The cast does a decent job here, with Edith Atwater standing out the most as the conflicted Amanda. All three of the leads flit between being solid in their portrayals and losing their way throughout the film. Though that seems to be due to the inconsistent and very talk heavy script. Ging plays up the smarmy with Edward and makes sure that we hate him in no certain terms. Everything from his actions to his demeanour gives off a negative feeling, and it works perfectly for the film.
Bower is equally solid as Esther despite the struggles to turn her character around from the beginning; she becomes a character we want to help save Amanda due to how heartfelt she comes across. Even if her facial reactions to moments do her no favours with how wooden she gets.

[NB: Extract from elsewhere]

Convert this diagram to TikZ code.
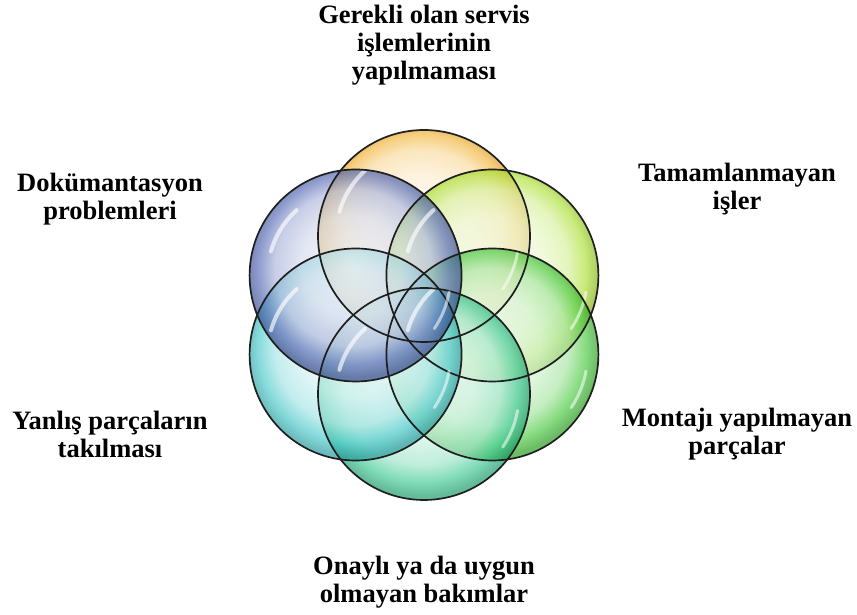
\documentclass[tikz,border=0pt]{standalone}
\usepackage{fontspec}
\setmainfont{Liberation Serif}

% Bubble colours
\definecolor{cOrange}{HTML}{F0A818}
\definecolor{cLime}{HTML}{A0DC18}
\definecolor{cGreen}{HTML}{30C224}
\definecolor{cTeal}{HTML}{22C284}
\definecolor{cCyan}{HTML}{2EC0C2}
\definecolor{cBlue}{HTML}{3A52A8}

% Glassy radial shading: pale centre, saturated band at the rim
\newcommand\declarebubble[2]{%
  \pgfdeclareradialshading{bubble#1}{\pgfpoint{-1bp}{3bp}}{%
    color(0bp)=(#2!9!white); color(12bp)=(#2!20!white);
    color(18.5bp)=(#2!42!white); color(22.5bp)=(#2!85!white);
    color(25.5bp)=(#2!80!black); color(50bp)=(#2!80!black)}}
\declarebubble{A}{cOrange}
\declarebubble{B}{cLime}
\declarebubble{C}{cGreen}
\declarebubble{D}{cTeal}
\declarebubble{E}{cCyan}
\declarebubble{F}{cBlue}

\begin{document}
\begin{tikzpicture}[x=1pt,y=1pt,
  bubble/.style={circle, minimum size=212pt, inner sep=0pt,
    shading=#1, fill opacity=0.68},
  rim/.style={draw=black!88, line width=1.7pt},
  glare/.style={draw=white, line width=4pt, line cap=round, opacity=0.65},
  softglare/.style={draw=white, line width=3pt, line cap=round, opacity=0.55},
  label/.style={font=\bfseries\fontsize{26.5}{28}\selectfont, align=center,
    text=black}]
\useasboundingbox (0,0) rectangle (857,615);

\coordinate (C) at (424,300);

% Six overlapping bubbles, clockwise from the top
\foreach \n/\a/\s in {b1/90/bubbleA, b2/30/bubbleB, b3/-30/bubbleC,
                      b4/-90/bubbleD, b5/210/bubbleE, b6/150/bubbleF}{
  \node[bubble=\s] (\n) at ([shift={(\a:79)}]C) {};
}
% Outlines and reflections above all fills
\foreach \n in {b1,b2,b3,b4,b5,b6}{
  \draw[rim] (\n.center) circle[radius=106];
  \draw[glare] ([shift={(132:88)}]\n.center) arc[start angle=132, end angle=164, radius=88];
  \draw[softglare] ([shift={(-34:95)}]\n.center) arc[start angle=-34, end angle=-10, radius=95];
}

% Labels
\node[label] (t1) at (424,570) {Gerekli olan servis\\işlemlerinin\\yapılmaması};
\node[label] (t2) at (737,426) {Tamamlanmayan\\işler};
\node[label] (t3) at (737,181) {Montajı yapılmayan\\parçalar};
\node[label] (t4) at (424,33) {Onaylı ya da uygun\\olmayan bakımlar};
\node[label] (t5) at (110,181) {Yanlış parçaların\\takılması};
\node[label] (t6) at (110,416) {Dokümantasyon\\problemleri};
\end{tikzpicture}
\end{document}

As said, Atwater does well here, and her arc as a woman who is rapt with guilt allows her to spread her acting chops a bit more. You feel for her despite what has gone on in the past. Although, the feeling that the three, as well as Kent Smith as Dr Thorne, are fighting an unwinnable fight stays with you.
Director Randall Hood keeps Die Sister Die nice and simple with his direction. Keeping everything low key allows for what tension there is to fester more with the audience. Perhaps it is the use of such a large beautiful house, but the expectation that this would veer towards a supernatural element does pop up. Still, instead, the large rooms and spaces utilised to allow us to see how alone Amanda has become due to her choices and how these large spaces even feel closed into Esther as she tries to make her decision. Like most of the film, it is solid work in a decent enough movie.
However, do not be deceived by the release date as this was a film made in 1972 and then placed on a shelf for six years before release. Oh, and the wonderful poster we have here was made by someone who didn’t see the film, not a clue what was going on with it! Also, a more subtle title would have done this film a whole lot of good, but alas, it struggled to get a release, and someone found itself living forever on the internet.
Overall Die Sister Die is an alright suspense film with moments that shine and spark life into the picture, but they are almost always dosed before they can get going. However, a film that is rife for a reimagining is more than enough to make something memorable—a nice little challenge to any screenwriters out there.